* _YOUR OBJECTIVE_: Locate each line holding the string "this" and copy it.

* _RECORD EXTRACTS_:
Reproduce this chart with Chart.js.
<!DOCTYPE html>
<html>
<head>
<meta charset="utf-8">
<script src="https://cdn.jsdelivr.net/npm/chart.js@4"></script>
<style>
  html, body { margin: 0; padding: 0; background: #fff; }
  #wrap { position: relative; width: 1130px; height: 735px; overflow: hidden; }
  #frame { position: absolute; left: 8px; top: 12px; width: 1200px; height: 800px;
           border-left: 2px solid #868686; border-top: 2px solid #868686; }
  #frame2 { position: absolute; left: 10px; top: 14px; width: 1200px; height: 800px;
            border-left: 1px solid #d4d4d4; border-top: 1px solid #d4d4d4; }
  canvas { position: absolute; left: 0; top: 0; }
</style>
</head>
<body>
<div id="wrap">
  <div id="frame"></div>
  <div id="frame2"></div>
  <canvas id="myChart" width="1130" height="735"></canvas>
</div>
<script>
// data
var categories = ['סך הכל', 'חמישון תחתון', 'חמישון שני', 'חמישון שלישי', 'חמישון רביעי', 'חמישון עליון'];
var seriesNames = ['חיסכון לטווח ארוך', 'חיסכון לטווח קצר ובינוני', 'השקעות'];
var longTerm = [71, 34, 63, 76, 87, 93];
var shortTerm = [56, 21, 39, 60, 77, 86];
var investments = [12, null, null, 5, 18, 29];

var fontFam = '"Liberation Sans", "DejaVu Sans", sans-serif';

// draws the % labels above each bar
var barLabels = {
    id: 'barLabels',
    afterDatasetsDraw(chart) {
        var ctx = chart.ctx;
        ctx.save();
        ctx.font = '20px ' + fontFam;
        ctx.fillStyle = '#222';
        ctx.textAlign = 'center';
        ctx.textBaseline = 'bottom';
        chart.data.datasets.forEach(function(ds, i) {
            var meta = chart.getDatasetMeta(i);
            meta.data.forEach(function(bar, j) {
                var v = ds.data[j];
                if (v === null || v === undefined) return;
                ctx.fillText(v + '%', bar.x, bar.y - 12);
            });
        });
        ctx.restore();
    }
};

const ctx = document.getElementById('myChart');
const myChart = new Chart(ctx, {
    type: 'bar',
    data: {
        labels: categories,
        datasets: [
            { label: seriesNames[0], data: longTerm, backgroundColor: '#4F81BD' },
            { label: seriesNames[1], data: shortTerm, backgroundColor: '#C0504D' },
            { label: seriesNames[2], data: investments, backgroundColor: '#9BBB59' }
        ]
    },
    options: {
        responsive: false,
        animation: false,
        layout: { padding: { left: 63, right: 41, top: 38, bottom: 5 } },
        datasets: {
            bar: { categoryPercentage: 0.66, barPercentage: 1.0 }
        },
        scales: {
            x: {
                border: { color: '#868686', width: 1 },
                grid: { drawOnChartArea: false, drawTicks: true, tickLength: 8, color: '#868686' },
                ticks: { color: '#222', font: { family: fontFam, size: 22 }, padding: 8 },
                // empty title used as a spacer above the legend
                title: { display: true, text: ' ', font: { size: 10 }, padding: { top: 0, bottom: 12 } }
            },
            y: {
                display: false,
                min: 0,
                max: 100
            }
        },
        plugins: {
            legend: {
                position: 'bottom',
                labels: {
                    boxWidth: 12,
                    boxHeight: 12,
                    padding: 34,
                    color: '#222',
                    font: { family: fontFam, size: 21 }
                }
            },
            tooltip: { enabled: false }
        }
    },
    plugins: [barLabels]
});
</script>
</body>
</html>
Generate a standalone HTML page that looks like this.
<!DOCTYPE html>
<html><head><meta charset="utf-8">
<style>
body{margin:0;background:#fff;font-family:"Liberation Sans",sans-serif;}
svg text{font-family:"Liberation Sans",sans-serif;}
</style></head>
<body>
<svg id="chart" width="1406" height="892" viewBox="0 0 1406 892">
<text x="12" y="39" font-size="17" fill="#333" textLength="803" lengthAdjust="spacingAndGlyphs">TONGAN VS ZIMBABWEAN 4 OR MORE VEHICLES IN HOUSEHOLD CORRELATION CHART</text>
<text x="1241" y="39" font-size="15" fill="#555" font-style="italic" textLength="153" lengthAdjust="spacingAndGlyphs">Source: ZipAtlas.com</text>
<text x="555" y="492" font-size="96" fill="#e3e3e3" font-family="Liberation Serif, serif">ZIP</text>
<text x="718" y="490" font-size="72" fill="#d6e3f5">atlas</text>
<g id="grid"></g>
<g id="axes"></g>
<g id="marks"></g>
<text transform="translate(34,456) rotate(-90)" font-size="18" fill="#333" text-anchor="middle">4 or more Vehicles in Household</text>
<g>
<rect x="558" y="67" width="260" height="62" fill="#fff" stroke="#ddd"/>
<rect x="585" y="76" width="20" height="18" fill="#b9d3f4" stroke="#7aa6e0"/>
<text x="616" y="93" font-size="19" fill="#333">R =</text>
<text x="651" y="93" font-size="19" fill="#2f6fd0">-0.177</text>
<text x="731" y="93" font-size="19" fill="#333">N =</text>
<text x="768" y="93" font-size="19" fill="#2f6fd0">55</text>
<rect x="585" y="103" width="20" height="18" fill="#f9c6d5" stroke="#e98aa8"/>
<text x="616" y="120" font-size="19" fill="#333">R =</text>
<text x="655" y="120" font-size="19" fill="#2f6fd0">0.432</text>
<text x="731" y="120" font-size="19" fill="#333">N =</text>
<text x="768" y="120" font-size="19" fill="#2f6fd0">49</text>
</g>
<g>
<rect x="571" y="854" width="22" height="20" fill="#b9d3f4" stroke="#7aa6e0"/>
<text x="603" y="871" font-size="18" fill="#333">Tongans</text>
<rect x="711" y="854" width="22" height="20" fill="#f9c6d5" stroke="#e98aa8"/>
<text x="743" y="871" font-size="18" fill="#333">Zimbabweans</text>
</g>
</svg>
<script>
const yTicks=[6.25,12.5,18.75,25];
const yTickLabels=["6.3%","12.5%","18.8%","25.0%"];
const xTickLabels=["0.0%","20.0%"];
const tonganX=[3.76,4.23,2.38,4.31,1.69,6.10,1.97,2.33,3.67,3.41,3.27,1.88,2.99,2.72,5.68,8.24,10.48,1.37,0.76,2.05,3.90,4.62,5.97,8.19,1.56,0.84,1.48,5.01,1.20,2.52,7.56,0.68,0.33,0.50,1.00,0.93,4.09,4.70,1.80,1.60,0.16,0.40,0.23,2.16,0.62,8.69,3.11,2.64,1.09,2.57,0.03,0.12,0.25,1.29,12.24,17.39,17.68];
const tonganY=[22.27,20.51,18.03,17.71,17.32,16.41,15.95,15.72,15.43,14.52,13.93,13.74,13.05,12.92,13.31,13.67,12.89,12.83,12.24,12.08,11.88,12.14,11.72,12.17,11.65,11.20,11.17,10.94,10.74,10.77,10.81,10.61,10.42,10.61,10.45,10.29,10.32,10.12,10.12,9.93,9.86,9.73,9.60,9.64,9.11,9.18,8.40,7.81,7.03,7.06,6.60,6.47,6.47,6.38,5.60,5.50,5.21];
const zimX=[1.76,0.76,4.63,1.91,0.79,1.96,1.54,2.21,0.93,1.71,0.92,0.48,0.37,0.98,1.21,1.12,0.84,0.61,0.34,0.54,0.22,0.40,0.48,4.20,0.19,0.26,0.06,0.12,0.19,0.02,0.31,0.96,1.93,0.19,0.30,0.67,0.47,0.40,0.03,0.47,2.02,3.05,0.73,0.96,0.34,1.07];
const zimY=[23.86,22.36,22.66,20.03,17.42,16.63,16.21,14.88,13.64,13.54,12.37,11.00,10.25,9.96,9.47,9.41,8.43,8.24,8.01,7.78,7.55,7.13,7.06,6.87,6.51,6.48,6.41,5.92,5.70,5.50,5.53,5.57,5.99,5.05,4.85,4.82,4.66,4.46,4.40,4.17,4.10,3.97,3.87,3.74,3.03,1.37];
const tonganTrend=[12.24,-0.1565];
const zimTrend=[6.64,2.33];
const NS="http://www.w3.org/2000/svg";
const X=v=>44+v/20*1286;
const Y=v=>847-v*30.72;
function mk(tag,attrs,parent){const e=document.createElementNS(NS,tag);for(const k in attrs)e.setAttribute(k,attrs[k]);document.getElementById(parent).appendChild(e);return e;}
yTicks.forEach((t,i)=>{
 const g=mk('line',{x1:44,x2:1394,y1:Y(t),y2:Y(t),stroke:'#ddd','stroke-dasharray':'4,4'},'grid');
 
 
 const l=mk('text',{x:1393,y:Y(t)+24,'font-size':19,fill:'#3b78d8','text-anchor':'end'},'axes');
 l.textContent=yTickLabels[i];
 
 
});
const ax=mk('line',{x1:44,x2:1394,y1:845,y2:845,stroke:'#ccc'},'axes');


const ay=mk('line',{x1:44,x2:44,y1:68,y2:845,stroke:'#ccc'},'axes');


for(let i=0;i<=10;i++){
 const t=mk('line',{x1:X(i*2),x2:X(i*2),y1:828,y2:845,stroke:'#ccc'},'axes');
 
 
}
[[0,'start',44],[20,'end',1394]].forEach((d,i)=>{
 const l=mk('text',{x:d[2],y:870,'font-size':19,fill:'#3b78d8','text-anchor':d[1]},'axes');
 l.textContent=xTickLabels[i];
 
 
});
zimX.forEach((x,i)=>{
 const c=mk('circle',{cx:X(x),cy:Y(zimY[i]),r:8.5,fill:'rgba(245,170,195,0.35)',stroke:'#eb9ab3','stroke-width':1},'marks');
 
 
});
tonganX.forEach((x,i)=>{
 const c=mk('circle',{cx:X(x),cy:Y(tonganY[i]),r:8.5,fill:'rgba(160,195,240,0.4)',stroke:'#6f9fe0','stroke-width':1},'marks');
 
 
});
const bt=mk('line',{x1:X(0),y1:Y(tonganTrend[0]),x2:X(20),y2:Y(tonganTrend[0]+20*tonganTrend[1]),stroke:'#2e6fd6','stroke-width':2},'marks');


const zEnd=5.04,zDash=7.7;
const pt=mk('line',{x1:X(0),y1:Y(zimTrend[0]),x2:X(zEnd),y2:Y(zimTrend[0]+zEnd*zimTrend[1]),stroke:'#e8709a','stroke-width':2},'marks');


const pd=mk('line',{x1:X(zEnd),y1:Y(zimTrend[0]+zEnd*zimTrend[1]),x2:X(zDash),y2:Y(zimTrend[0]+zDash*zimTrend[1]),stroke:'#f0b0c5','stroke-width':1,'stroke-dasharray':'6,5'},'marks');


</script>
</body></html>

* _FINISHED TASK_:
Reproduce this chart with Chart.js.
Generate a standalone HTML page that looks like this.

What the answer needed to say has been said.